There is overwhelming evidence that Chinese authorities are using mass forced DNA collection in many parts of China — but Tibet is an especially cruel case. Human rights groups report that police are taking blood samples from men, women and children , with no legitimate justification , in all seven prefectures in the Tibetan autonomous region, often showing up at kindergartens. There’s zero indication Tibetans can refuse.
Chinese police in Tibet aren’t exactly hiding the practice; they posted a public request for bids to build a huge DNA database online. In one municipality, an official report said police were instructed “not to miss a [single] village or monastery, and not to miss a [single] household or person,” according to Human Rights Watch. The University of Toronto’s Citizen Lab estimated in September that one quarter to one third of Tibetans had been compelled to hand over DNA samples.
Chinese authorities’ sweeping collection of DNA is just one piece of one of the most comprehensive and intrusive surveillance and monitoring systems on Earth. The Chinese government is leveraging technology, including artificial intelligence and big data, to identify people by their faces, their voices, their individual styles of walking and, now, even their cellular makeup.
“The forced and arbitrary DNA collection of thousands of Tibetans not only violates the fundamental rights of the Tibetan individuals involved but also puts future generations of Tibetans at risk,” said Lobsang Sangay, the former president of the Tibetan government in exile. “This is a dark side of AI surveillance for the use of genealogical repression.”
When this massive biometric database is complete, the practical effect will be that when any Tibetan runs afoul of the Chinese Communist Party for any reason, immediate and extended family members with similar DNA could be treated as suspects and labeled as separatists. This could also silence activists outside China who don’t want to put their Tibetan relatives at risk.
Lawmakers and human rights groups in the United States are asking U.S. companies to avoid complicity in these human rights violations by cutting ties with the violators. Enter Thermo Fisher Scientific, a U.S. corporation that sells DNA tests kits by the millions. In 2019, the company stopped selling these kits to police in Xinjiang province, where Chinese authorities are repressing ethnic Uyghurs and other minorities, to be consistent with the company’s “values, ethics code and policies.”
But the company refuses to cut off the Tibetan police, who are committing the exact same abuses. The Congressional-Executive Commission on China wrote to Thermo Fisher executives in December following reports that the company was still selling profiling kits and other supplies to police in Tibet. A multinational alliance of lawmakers also publicly called on the company to stop selling supplies to Tibetan authorities.
Responding to the U.S. commission, the company wrote that the number of DNA kits it sold to the Tibetan police was not enough for mass collection, and therefore the company “is confident that the products that we or our distributors have provided are being used for their intended use in Tibet, namely police casework and forensics.”
Obviously, there is no way Thermo Fisher can know which kits were used for legitimate police purposes or mass repression.

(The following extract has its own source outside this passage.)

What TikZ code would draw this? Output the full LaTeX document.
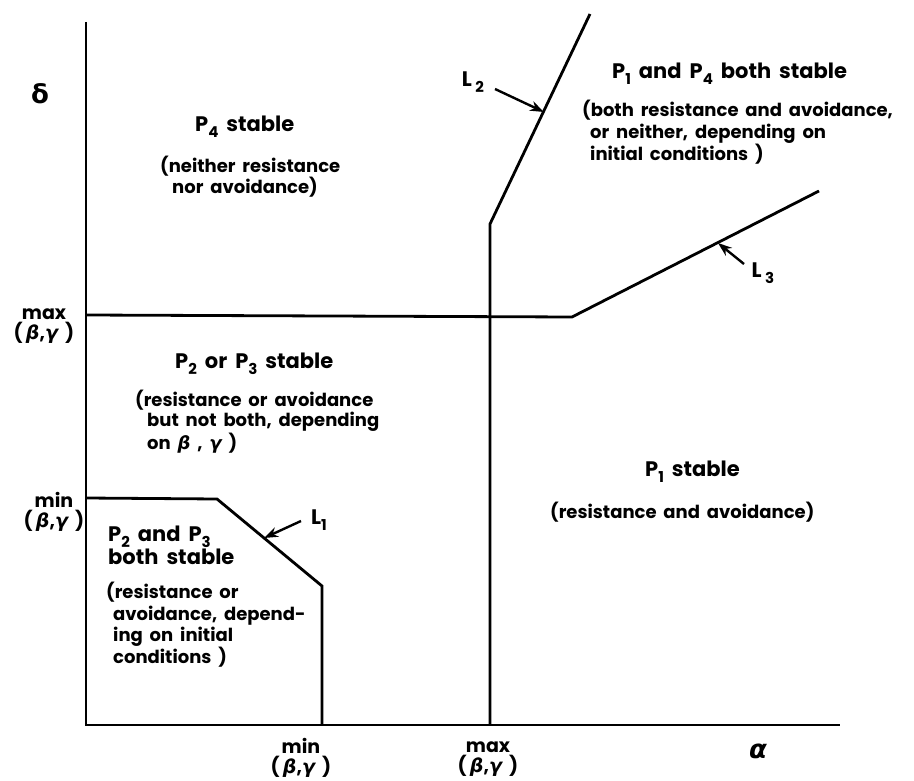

A company spokesperson told me, “It is worth noting that we abide by all U.S. and other applicable laws and regulations.” This is technically true. The U.S. government bans U.S. companies from dealing with most law enforcement agencies in Xinjiang, but not the Tibetan police. But that could change.

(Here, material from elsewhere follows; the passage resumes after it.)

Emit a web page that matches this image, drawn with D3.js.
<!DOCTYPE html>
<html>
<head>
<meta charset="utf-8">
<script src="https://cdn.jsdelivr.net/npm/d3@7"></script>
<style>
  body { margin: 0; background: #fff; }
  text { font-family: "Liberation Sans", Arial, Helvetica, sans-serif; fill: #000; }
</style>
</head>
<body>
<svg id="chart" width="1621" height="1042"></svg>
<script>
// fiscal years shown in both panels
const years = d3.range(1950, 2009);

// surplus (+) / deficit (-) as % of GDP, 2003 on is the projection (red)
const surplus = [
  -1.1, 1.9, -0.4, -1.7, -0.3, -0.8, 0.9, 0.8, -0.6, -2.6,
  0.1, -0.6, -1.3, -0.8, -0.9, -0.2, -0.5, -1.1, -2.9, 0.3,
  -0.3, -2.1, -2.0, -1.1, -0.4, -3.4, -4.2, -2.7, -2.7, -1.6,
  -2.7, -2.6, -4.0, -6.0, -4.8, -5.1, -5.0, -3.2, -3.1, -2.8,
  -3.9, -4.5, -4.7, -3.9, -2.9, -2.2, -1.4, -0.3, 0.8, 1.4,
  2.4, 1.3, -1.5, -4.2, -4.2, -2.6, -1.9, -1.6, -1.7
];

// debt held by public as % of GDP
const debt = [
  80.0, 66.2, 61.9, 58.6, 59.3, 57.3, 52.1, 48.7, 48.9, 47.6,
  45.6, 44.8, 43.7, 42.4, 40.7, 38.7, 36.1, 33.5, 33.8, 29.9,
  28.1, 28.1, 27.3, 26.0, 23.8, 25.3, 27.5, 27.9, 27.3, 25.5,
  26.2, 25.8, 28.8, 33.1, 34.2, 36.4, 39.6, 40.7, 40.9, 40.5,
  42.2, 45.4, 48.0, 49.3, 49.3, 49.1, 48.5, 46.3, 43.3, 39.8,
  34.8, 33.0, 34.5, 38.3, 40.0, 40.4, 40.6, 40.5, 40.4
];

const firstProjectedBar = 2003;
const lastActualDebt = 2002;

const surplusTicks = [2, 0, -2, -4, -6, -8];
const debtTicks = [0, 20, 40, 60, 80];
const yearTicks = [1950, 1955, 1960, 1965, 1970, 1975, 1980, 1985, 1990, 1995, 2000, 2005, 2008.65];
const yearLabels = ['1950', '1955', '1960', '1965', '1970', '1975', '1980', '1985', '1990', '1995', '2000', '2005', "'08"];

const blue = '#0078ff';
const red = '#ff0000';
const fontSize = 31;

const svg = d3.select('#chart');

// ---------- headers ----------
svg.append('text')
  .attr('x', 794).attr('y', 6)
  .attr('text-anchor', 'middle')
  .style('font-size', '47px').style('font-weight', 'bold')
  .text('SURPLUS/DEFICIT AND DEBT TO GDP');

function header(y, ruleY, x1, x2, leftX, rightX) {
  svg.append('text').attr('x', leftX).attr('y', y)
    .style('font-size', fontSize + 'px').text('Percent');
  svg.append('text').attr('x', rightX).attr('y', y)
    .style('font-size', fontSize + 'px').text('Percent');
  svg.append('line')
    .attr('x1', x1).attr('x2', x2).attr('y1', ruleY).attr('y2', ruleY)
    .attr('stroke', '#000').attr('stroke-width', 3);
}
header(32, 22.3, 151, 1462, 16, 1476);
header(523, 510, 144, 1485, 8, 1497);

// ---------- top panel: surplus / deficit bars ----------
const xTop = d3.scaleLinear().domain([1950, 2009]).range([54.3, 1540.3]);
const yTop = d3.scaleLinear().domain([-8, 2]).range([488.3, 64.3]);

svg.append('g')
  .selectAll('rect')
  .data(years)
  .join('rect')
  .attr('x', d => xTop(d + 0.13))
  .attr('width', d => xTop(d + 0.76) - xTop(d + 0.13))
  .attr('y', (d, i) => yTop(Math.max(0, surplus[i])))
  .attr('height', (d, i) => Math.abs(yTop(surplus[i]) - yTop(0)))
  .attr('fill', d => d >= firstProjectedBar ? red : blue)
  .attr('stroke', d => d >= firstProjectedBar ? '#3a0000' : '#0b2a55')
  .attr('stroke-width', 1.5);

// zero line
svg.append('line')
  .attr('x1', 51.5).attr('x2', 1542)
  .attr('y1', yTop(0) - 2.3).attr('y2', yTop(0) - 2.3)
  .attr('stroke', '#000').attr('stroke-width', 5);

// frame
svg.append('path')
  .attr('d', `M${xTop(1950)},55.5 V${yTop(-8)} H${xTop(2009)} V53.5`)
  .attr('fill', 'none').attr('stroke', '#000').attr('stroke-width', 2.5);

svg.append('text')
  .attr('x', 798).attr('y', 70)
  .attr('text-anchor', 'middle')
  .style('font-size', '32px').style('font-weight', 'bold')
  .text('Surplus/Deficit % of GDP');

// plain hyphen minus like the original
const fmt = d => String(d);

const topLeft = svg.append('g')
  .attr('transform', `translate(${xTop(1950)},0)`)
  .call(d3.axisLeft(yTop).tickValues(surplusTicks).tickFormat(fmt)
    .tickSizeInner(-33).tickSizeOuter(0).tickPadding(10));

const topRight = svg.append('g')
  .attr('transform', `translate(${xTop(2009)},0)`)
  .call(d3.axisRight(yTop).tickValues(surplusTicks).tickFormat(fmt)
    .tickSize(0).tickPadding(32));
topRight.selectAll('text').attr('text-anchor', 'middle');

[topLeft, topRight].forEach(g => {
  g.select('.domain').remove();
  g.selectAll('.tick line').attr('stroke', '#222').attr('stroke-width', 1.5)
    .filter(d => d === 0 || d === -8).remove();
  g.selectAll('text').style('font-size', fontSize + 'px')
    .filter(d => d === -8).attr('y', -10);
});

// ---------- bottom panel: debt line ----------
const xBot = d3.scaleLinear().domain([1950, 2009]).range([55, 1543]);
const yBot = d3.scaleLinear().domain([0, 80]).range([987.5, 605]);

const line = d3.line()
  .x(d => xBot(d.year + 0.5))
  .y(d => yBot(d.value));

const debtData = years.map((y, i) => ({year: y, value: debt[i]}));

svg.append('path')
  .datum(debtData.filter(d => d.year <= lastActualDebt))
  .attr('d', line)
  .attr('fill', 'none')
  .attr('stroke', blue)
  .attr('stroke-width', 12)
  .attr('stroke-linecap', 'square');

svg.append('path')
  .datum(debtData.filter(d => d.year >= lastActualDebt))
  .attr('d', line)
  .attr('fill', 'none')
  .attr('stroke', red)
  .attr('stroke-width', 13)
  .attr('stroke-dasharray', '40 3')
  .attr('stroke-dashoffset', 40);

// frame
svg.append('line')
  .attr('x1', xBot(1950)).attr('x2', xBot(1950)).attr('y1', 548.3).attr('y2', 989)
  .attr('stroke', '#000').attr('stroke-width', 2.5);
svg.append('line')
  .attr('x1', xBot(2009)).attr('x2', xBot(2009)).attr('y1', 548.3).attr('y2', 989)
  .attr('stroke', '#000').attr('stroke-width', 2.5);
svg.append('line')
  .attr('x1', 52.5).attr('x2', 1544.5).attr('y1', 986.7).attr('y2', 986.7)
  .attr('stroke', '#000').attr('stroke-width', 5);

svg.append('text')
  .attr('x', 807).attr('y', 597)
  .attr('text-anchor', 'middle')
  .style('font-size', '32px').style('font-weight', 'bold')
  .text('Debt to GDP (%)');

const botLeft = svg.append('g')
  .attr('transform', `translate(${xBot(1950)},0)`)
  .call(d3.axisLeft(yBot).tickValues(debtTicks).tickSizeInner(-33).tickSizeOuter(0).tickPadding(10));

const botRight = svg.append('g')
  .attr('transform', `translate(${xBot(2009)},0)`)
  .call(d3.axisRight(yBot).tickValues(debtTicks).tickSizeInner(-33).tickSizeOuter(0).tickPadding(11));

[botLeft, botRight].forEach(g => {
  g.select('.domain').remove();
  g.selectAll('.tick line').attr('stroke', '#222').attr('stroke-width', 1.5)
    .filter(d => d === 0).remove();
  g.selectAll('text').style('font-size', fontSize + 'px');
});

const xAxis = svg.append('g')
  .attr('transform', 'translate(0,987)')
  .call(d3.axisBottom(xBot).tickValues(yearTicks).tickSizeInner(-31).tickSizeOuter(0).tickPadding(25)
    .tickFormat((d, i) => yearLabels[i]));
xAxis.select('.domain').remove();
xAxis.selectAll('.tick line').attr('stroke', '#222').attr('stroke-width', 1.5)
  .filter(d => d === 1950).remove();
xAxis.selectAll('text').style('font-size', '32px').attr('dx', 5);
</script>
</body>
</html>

“The U.S. Department of Commerce prohibited sales to Xinjiang police in 2019 and should now prohibit sales to Tibetan police,” said Sen. Marco Rubio (R-Fla.), a longtime critic of U.S. companies that sell technologies that can be used for repression to China.
Absent U.S. government instruction, the only factor that might cause the company to do the right thing is shame. That’s why the human rights group Students for a Free Tibet staged protests last month at Thermo Fisher offices in several cities around the world.
“Thermo Fisher has the opportunity right now to change the future of biometric repression as a tool of authoritarian surveillance, and the company is failing miserably,” Pema Doma, the group’s executive director, told me.
China’s practice of mass DNA collection is unlikely to stay only in China. Absent pushback, every despot and dictator will soon be trying to buy this new, dangerous way to control what their people do, say or think. Now is the time for U.S. companies to ensure they are not complicit by getting out of business with these abusers — before Congress is forced to act.